Can you share the complete server config file that accompanies the test that shows the issue?
The COMPLETE configuration is on the first post (nothing fancy needed on config - its the bare minimum)
reposting here:
listen: 0.0.0.0:4222
websocket {
listen: 0.0.0.0:9222
compression: false
no_tls: true
}
authorization {
timeout: 4
SOME_PERM = {
subscribe = ["xxx.>", "yyy.>"]
publish = {
deny: ">"
}
}
users [
{ user: super, password: "....." }
{ user: regular, password: "....", permissions: $SOME_PERM }
]
}
So I used your config file and your program and ran it in parallel 100 times with no issues.
So we must be doing something different. So I am running a v2.10.15 server with the config above and the program (changed the user/pass). So could you show exactly what command you used to run the program and the exact program code used?
We run nats-server -c server.conf no extra params
As for the code, we have various services, including WS frontend When we look at the error 2024/03/28 11:25:51.523011 [WRN] x.y.z.a:10998 - cid:76885 - Readloop processing time: 17.422702242s
most of the x.y.z.a IP addresses are go backends using this lib to connect to nats https://github.com/orchestd/nats.io using NewNatsServiceWithBasicAuth and then connect:
func (n *defaultNatsService) Connect(natsUrl, serviceName string, authOpt nats.Option,
connectionAttempts, reconnectionAttempts, reconnectWaitSec, maxPingsOutstanding, pingIntervalSec int) error {
opts := []nats.Option{nats.Name(serviceName)}
opts = append(opts, authOpt)
opts = append(opts, nats.ReconnectWait(time.Duration(reconnectWaitSec)*time.Second))
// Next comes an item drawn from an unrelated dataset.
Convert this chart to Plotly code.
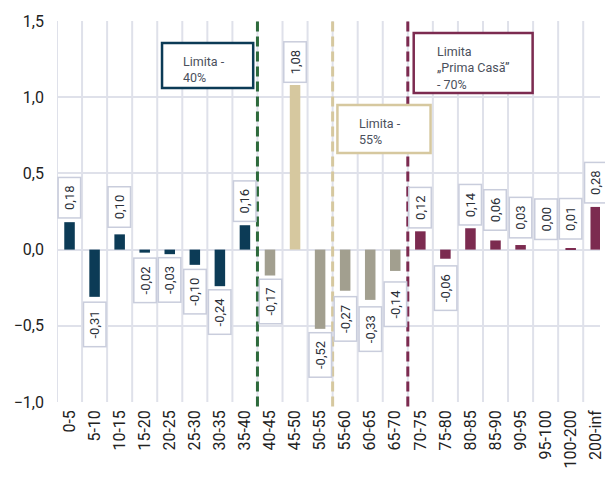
import plotly.graph_objects as go

categories = ["0-5", "5-10", "10-15", "15-20", "20-25", "25-30", "30-35", "35-40",
              "40-45", "45-50", "50-55", "55-60", "60-65", "65-70",
              "70-75", "75-80", "80-85", "85-90", "90-95", "95-100", "100-200", "200-inf"]
values = [0.18, -0.31, 0.10, -0.02, -0.03, -0.10, -0.24, 0.16,
          -0.17, 1.08, -0.52, -0.27, -0.33, -0.14,
          0.12, -0.06, 0.14, 0.06, 0.03, 0.00, 0.01, 0.28]
label_texts = ["0,18", "-0,31", "0,10", "-0,02", "-0,03", "-0,10", "-0,24", "0,16",
               "-0,17", "1,08", "-0,52", "-0,27", "-0,33", "-0,14",
               "0,12", "-0,06", "0,14", "0,06", "0,03", "0,00", "0,01", "0,28"]
groups = ["a"] * 8 + ["b", "c", "b", "b", "b", "b"] + ["d"] * 8
limit_positions = [7.5, 10.5, 13.5]
limit_texts = ["Limita -<br>40%", "Limita -<br>55%", "Limita<br>„Prima Casă”<br>- 70%"]

NAVY = "#0c3b56"
TAN = "#d6c89f"
GREY = "#a29f8f"
MAROON = "#7c2b50"
GREEN = "#2d6a3c"
GRID = "#dfe1ea"
BOX = "#c9cddc"

group_colors = {"a": NAVY, "b": GREY, "c": TAN, "d": MAROON}
bar_colors = [group_colors[g] for g in groups]

fig = go.Figure()
fig.add_trace(go.Bar(
    x=list(range(len(categories))), y=values,
    marker=dict(color=bar_colors, line=dict(width=0)),
    width=0.42, hoverinfo="skip",
))

# value labels in boxes (label gap in px, default 3)
label_gap = {1: 5, 2: 6, 3: 5, 5: 4, 9: 2, 11: 5, 12: 6, 13: 10, 15: 6,
             17: 9, 18: 6, 19: 9, 20: 8}
for i, (v, t) in enumerate(zip(values, label_texts)):
    pos = v >= 0
    g = label_gap.get(i, 3)
    fig.add_annotation(
        x=i, y=v, xref="x", yref="y", text=t, showarrow=False,
        textangle=-90, font=dict(family="Roboto", size=13, color="#2b2f38"),
        bgcolor="white", bordercolor=BOX, borderwidth=1.5, borderpad=3,
        width=33 if pos else 37, align="center",
        yanchor="bottom" if pos else "top",
        yshift=g if pos else -g,
    )

# limit dashed lines
line_colors = [GREEN, TAN, MAROON]
for xp, c in zip(limit_positions, line_colors):
    fig.add_shape(type="line", xref="x", yref="paper", x0=xp, x1=xp, y0=-0.012, y1=1,
                  line=dict(color=c, width=3, dash="10px,5px"), layer="above")

# limit boxes (paper coords; plot spans x 57..605, y 21..402 px)
def px(xp):
    return (xp - 57) / 548.0

def py(yp):
    return (402 - yp) / 381.0

boxes = [
    (163, 255, 43, 88, 182, 69.5, NAVY),
    (340, 434, 105, 153, 360, 131, TAN),
    (417, 537, 33, 93, 438, 67.5, MAROON),
]
for (x0, x1, y0, y1, tx, ty, c), txt in zip(boxes, limit_texts):
    fig.add_shape(type="rect", xref="paper", yref="paper",
                  x0=px(x0), x1=px(x1), y0=py(y1), y1=py(y0),
                  line=dict(color=c, width=2.5), fillcolor="white", layer="above")
    fig.add_annotation(xref="paper", yref="paper", x=px(tx), y=py(ty),
                       xanchor="left", yanchor="middle", align="left",
                       text=txt, showarrow=False,
                       font=dict(family="Roboto", size=12.5, color="#4b505c"))

fig.update_layout(
    width=605, height=478,
    margin=dict(l=57, r=0, t=21, b=76),
    paper_bgcolor="white", plot_bgcolor="white",
    separators=", ",
    showlegend=False,
    font=dict(family="Roboto", color="#222222"),
)
fig.update_xaxes(
    tickmode="array", tickvals=list(range(len(categories))), ticktext=categories,
    range=[-0.5, 21.17], tickangle=-90,
    tickfont=dict(family="Roboto", size=16, color="#222222"),
    showgrid=False, zeroline=False, showline=False, ticks="",
    ticklabelstandoff=4, ticklabeloverflow="allow",
)
# vertical gridlines at category boundaries
for b in range(len(categories)):
    fig.add_vline(x=b - 0.5, line=dict(color=GRID, width=2), layer="below")
fig.update_yaxes(
    range=[-1.0, 1.5], dtick=0.5, tickformat=".1f",
    tickfont=dict(family="Roboto", size=16, color="#222222"),
    showgrid=True, gridcolor=GRID, gridwidth=2,
    zeroline=True, zerolinecolor=GRID, zerolinewidth=2,
    showline=False, ticks="", ticklabelstandoff=12,
)

fig.write_html("out.html", config={"displayModeBar": False},
               post_script="document.body.style.margin='0';document.body.style.overflow='hidden';")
opts = append(opts, nats.MaxReconnects(reconnectionAttempts))
opts = append(opts, nats.MaxPingsOutstanding(maxPingsOutstanding))
opts = append(opts, nats.PingInterval(time.Duration(pingIntervalSec)*time.Second))
opts = append(opts, nats.ErrorHandler(func(_ *nats.Conn, s *nats.Subscription, err error) {
n.logger.Error(context.Background(), n.formatErrorMsg("nats.ErrorHandler fired", err))
}))
opts = append(opts, nats.DisconnectErrHandler(func(nc *nats.Conn, err error) {
n.logger.Error(context.Background(), n.formatErrorMsg("nats.DisconnectErrHandler fired", err))
}))
opts = append(opts, nats.ReconnectHandler(func(nc *nats.Conn) {
n.logger.Warn(context.Background(), n.formatErrorMsg("nats.ReconnectHandler fired", nil))
}))
err := n.connect(natsUrl, opts)
if err != nil {
n.logger.Error(context.Background(), n.formatErrorMsg("can't connect to nats server", err))
if connectionAttempts < 2 {
return err
}
go func() {
var connectionError error
for i := 1; i <= connectionAttempts; i++ {
time.Sleep(time.Duration(reconnectWaitSec) * time.Second)
connectionError = n.connect(natsUrl, opts)
if connectionError == nil {
break
}
n.logger.Error(context.Background(), n.formatErrorMsg("can't connect to nats server attempt - "+fmt.Sprint(i), connectionError))
}
connectionError = fmt.Errorf(n.formatErrorMsg(fmt.Sprintf("can't connect to nats server after %v attempts. Stop trying.", connectionAttempts), connectionError))
if n.connectionFailedHandler != nil {
n.connectionFailedHandler(connectionError)
}
n.logger.Error(context.Background(), connectionError.Error())
}()
return nil
}
return nil
}
Hope this sheds more light
Just a hint that would simplify the code a lot:
You can use RetryOnFailedConnect option, that would allow to kick in the built-in nats clients reconnecting option even if initial connection failed.
Otherwise I feel it's easy to spawn a lot of new connections.